Full-duplex PCI data exchange how do I achieve it ?

Hi All,

I have a problem which is likely met by many, but I can not find a good answer… please help

I need to organize efficient bi-directional data transfer between host and device (descrete device). The data swap is totally simmetrical in size, so I hope it can be performed concurrently in 2 directions.
I found in other topics that full-duplex PCI can only be achieved using “zero-copy” method, which means that the kernel uses host pointer mapped to device space. The memory access must be coalescent.

How to achieve this, however, is not completely clear.

I procede as follows:

buffer_in_hist - “float” buffer on host for H2D transfer, adress mapped to device
buffer_in_dev - “float” buffer on device for H2D transfer
buffer_out_hist - “float” buffer on host for D2H transfer, adress mapped to device
buffer_out_dev - “float” buffer on host for D2H transfer

I write the kernel as follows:

global void exchange_data(float *buffer_in_host,
float *buffer_in_dev,
float *buffer_out_host,
float *buffer_out_dev,
int threadsize)
{

int num = blockIdx.x*threadsize + threadIdx.x;

buffer_in_dev[num] = buffer_in_host[num];
buffer_out_host[num] = buffer_out_dev[num];

}

The threadsize is 128. Block size is sufficiently large (about 3MB of data is swapped in 1 kernel lunch)

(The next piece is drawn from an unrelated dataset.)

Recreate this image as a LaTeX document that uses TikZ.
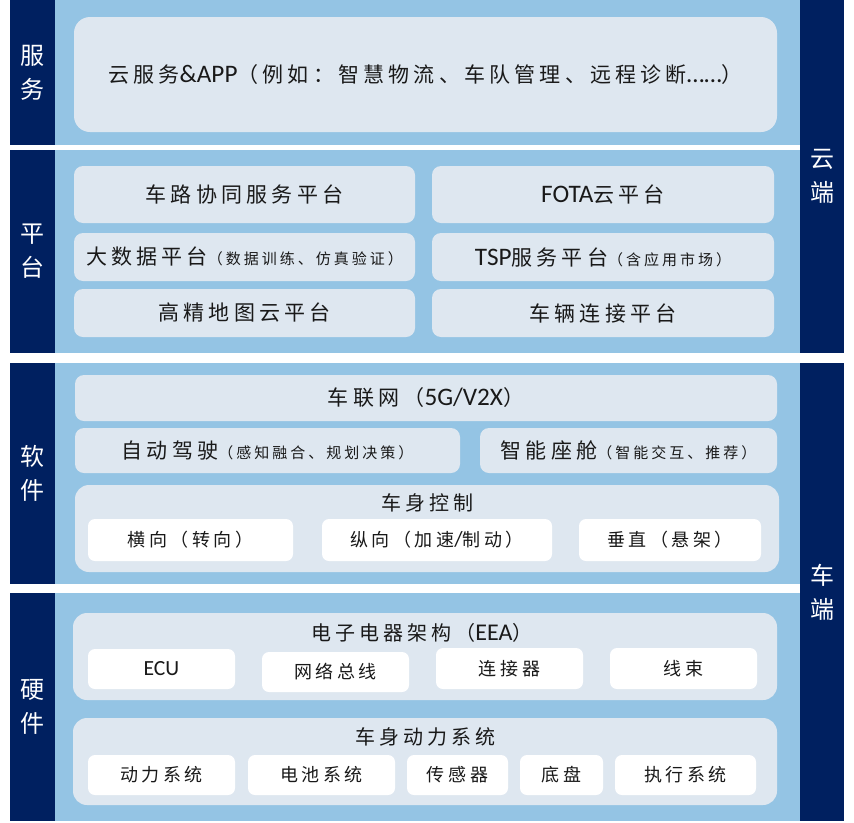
\documentclass[tikz,border=0pt]{standalone}
\usepackage{fontspec}
\usepackage{tikz}
\newfontfamily\zhfont[LetterSpace=20]{Noto Sans CJK SC}
\newfontfamily\latfont[Scale=1.2]{Carlito}
\newcommand{\lat}[1]{{\latfont #1}}
\newcommand{\aside}[1]{{\fontsize{15}{18}\selectfont #1}}
\definecolor{navy}{RGB}{0,32,96}
\definecolor{paleblue}{RGB}{148,196,228}
\definecolor{greybox}{RGB}{222,231,240}

\begin{document}
\begin{tikzpicture}[x=1pt, y=-1pt,
		band/.style={fill=navy, text=white, inner sep=0pt, outer sep=0pt, align=center, font=\zhfont\fontsize{24}{34}\selectfont},
		panel/.style={fill=paleblue, inner sep=0pt, outer sep=0pt},
		tier/.style={fill=greybox, rounded corners=9pt, inner sep=0pt, text=black!90, font=\zhfont\fontsize{21}{25}\selectfont},
		unit/.style={fill=white, rounded corners=7pt, inner sep=0pt, text=black!90, font=\zhfont\fontsize{18}{22}\selectfont},
		heading/.style={inner sep=0pt, text=black!90, font=\zhfont\fontsize{20}{24}\selectfont},
		wh/.style 2 args={minimum width=#1pt, minimum height=#2pt},
	]
	\useasboundingbox (0,0) rectangle (854,822);
	
	%Bands
	\node[band, wh={45}{145}]	(lsvc)		at (32.5,72.5)	{服\\务};
	\node[band, wh={45}{203}]	(lplat)		at (32.5,251.5)	{平\\台};
	\node[band, wh={45}{221}]	(lsoft)		at (32.5,473.5)	{软\\件};
	\node[band, wh={45}{228}]	(lhard)		at (32.5,707)	{硬\\件};
	\node[band, wh={44}{353}]	(rcloud)	at (822,176.5)	{云\\端};
	\node[band, wh={44}{458}]	(rcar)		at (822,592)	{车\\端};
	
	%Panels
	\node[panel, wh={745}{145}]	(psvc)		at (427.5,72.5)		{};
	\node[panel, wh={745}{203}]	(pplat)		at (427.5,251.5)	{};
	\node[panel, wh={745}{221}]	(psoft)		at (427.5,473.5)	{};
	\node[panel, wh={745}{228}]	(phard)		at (427.5,707)		{};
	
	%Service
	\node[tier, rounded corners=16pt, wh={703}{115}]	(cloudapp)	at (425.5,74.5)	{云服务\lat{\&APP}（例如：智慧物流、车队管理、远程诊断\lat{……}）};
	
	%Platform
	\node[tier, wh={341}{57}]	(v2xplat)	at (244.5,194.5)	{车路协同服务平台};
	\node[tier, wh={342}{57}]	(fota)		at (603,194.5)		{\lat{FOTA}云平台};
	\node[tier, wh={341}{48}]	(bigdata)	at (244.5,257)		{大数据平台\aside{（数据训练、仿真验证）}};
	\node[tier, wh={342}{48}]	(tsp)		at (603,257)		{\lat{TSP}服务平台\aside{（含应用市场）}};
	\node[tier, wh={341}{48}]	(hdmap)		at (244.5,313)		{高精地图云平台};
	\node[tier, wh={342}{48}]	(vlink)		at (603,313)		{车辆连接平台};
	
	%Software
	\node[tier, wh={702}{46}]	(iov)		at (426,398)		{车联网（\lat{5G/V2X}）};
	\node[tier, wh={385}{45}]	(ads)		at (267.5,450.5)	{自动驾驶\aside{（感知融合、规划决策）}};
	\node[tier, wh={297}{45}]	(cabin)		at (628.5,450.5)	{智能座舱\aside{（智能交互、推荐）}};
	\node[tier, rounded corners=14pt, wh={704}{87}]	(body)	at (427,528.5)	{};
	\node[heading]				(bodyt)		at (427,503)		{车身控制};
	\node[unit, wh={205}{42}]	(steer)		at (190.5,540)		{横向（转向）};
	\node[unit, wh={230}{42}]	(accel)		at (437,540)		{纵向（加速\lat{/}制动）};
	\node[unit, wh={182}{42}]	(susp)		at (670,540)		{垂直（悬架）};
	
	%Hardware
	\node[tier, rounded corners=14pt, wh={704}{87}]	(eea)	at (425,656.5)	{};
	\node[heading]				(eeat)		at (422,633)		{电子电器架构（\lat{EEA}）};
	\node[unit, wh={147}{40}]	(ecu)		at (161.5,669)		{\lat{ECU}};
	\node[unit, wh={147}{40}]	(bus)		at (335.5,672)		{网络总线};
	\node[unit, wh={147}{41}]	(conn)		at (509.5,668.5)	{连接器};
	\node[unit, wh={147}{41}]	(harness)	at (683.5,668.5)	{线束};
	\node[tier, rounded corners=14pt, wh={704}{87}]	(drive)	at (425,761.5)	{};
	\node[heading]				(drivet)	at (425,737)		{车身动力系统};
	\node[unit, wh={147}{40}]	(power)		at (161.5,775)		{动力系统};
	\node[unit, wh={147}{40}]	(battery)	at (321.5,775)		{电池系统};
	\node[unit, wh={101}{40}]	(sensor)	at (457.5,775)		{传感器};
	\node[unit, wh={83}{40}]	(chassis)	at (561.5,775)		{底盘};
	\node[unit, wh={141}{40}]	(actuator)	at (685.5,775)		{执行系统};
	
\end{tikzpicture}
\end{document}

In my view, the kernel I wrote performs coalescent data access.
It works, but performance is less than what is achieved by 2 concurrent memcpy instructions.

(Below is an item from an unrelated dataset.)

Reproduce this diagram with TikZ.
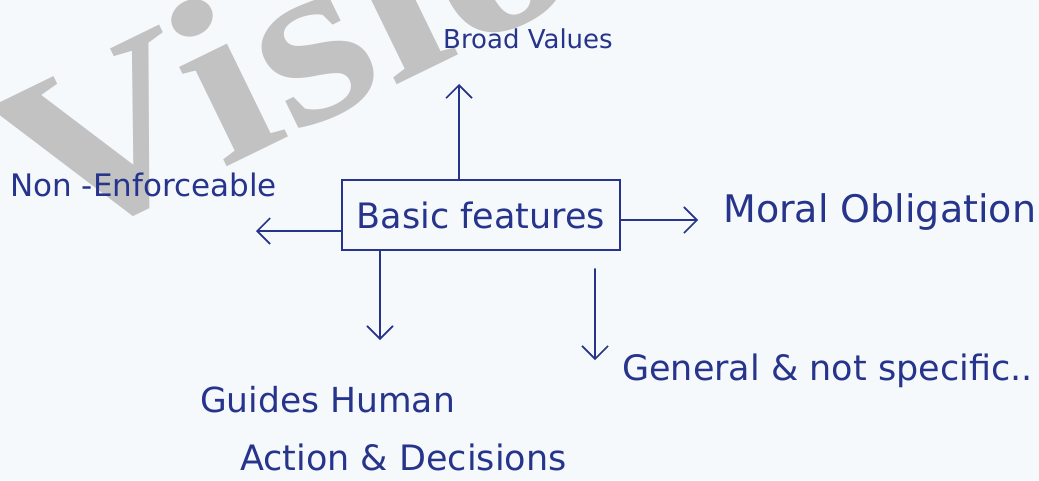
\documentclass[tikz,border=0pt]{standalone}
\usepackage{fontspec}
\setmainfont{DejaVu Sans}
\newfontfamily\wmfont{Liberation Serif}
\usetikzlibrary{arrows.meta}
\definecolor{ink}{RGB}{38,52,140}
\definecolor{paper}{RGB}{246,249,252}
\definecolor{wmgray}{RGB}{194,194,194}
\tikzset{
  hand/.style={anchor=base west, inner sep=0pt, text=ink},
  arr/.style={draw=ink, line width=1.6pt, line cap=round,
              -{Straight Barb[length=13pt,width=26pt,line width=1.6pt]}},
  featbox/.style={draw=ink, line width=1.8pt, minimum width=278pt,
                  minimum height=70pt, inner sep=0pt, text=ink}
}
\newcommand{\fs}[1]{\fontsize{#1}{#1}\selectfont}
\begin{document}
\begin{tikzpicture}[x=1pt,y=-1pt]
  \useasboundingbox (0,0) rectangle (1039,480);
  \fill[paper] (0,0) rectangle (1039,480);
  \clip (0,0) rectangle (1039,480);

  % watermark
  \node[anchor=base west, inner sep=0pt, rotate=26, xscale=1.18, text=wmgray,
        font=\wmfont\bfseries\fs{240}] (wm) at (47,255) {Visio};

  % central box
  \node[featbox, font=\fs{35}] (box) at (481,215) {Basic features};

  % labels
  \node[hand, font=\fs{26}] (broad)   at (443,48)  {Broad Values};
  \node[hand, font=\fs{31}] (nonenf)  at (10,196)  {Non -Enforceable};
  \node[hand, font=\fs{38}] (moral)   at (723,222) {Moral Obligation};
  \node[hand, font=\fs{34.5}] (guides) at (200,412) {Guides Human};
  \node[hand, font=\fs{35}] (action)  at (240,470) {Action \& Decisions};
  \node[hand, font=\fs{35}] (general) at (622,380) {General \& not specific..};

  % arrow tips
  \coordinate (tipU)  at (459,84);
  \coordinate (tipL)  at (256,231);
  \coordinate (tipR)  at (698,220);
  \coordinate (tipD1) at (380,340);
  \coordinate (tipD2) at (595,360);

  % connectors
  \draw[arr] (box.north -| tipU) -- (tipU);
  \draw[arr] (box.west |- tipL) -- (tipL);
  \draw[arr] (box.east |- tipR) -- (tipR);
  \draw[arr] (box.south -| tipD1) -- (tipD1);
  \draw[arr, shorten <=18pt] (box.south -| tipD2) -- (tipD2);
\end{tikzpicture}
\end{document}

Did I achieve coalescent memory access ?
Did I do anything wrong or is there any trick that I miss ?
If so, how can I fix my kernel ?

There is one more concern. Ideally, my bi-directional data transfer should be executed concurrently with another kernel. If I am using zero-copy method, it seems I can not have a concurrent kernel running anymore… Is that true ?
If so, that means that full-duplex can not be fully exploited.

Thank you very much

Look into using streams, they’ll let you overlap kernel execution and data transfer.

If you’re going back and forth between two data buffers, you can just use two streams. Heck, you could even do a little bit-hacking and create a counter (int32) that increments with every kernel launch, and simply AND it with 1 to get the stream Id (e.g. int StreamId = (myCounter & 1)).

Thanks for reply,

Please check out this topic:

http://forums.nvidia.com/index.php?showtop…rt=#entry552657

It states that memcpy is half-duplex only. Plus, we know that only one memcpy operation can be executed at any given time, no matter which stream. So it appears that this way does not work.

In fact, to check on your suggestion, I tried to set 2 stream for 2 memcpy operations (one H2D and 1 D2H) and it does not increase the performance. Actually, it performs slightly worse with 2 streams (probably due to latency associated with additional sream). The data transfer in 2 directions DO NOT become full-duplex by using 2 streams.

I am still convinced that “zero-copy” is may be the only possibility, if one exists, to perform full-duplex data transfer and a concurrent kernel execution.

Fermi will have dual DMA engines and thus full duplex data transfer.

You waste a lot of time on block setup, as each block only does one memory move. Try using fewer blocks that do several moves each.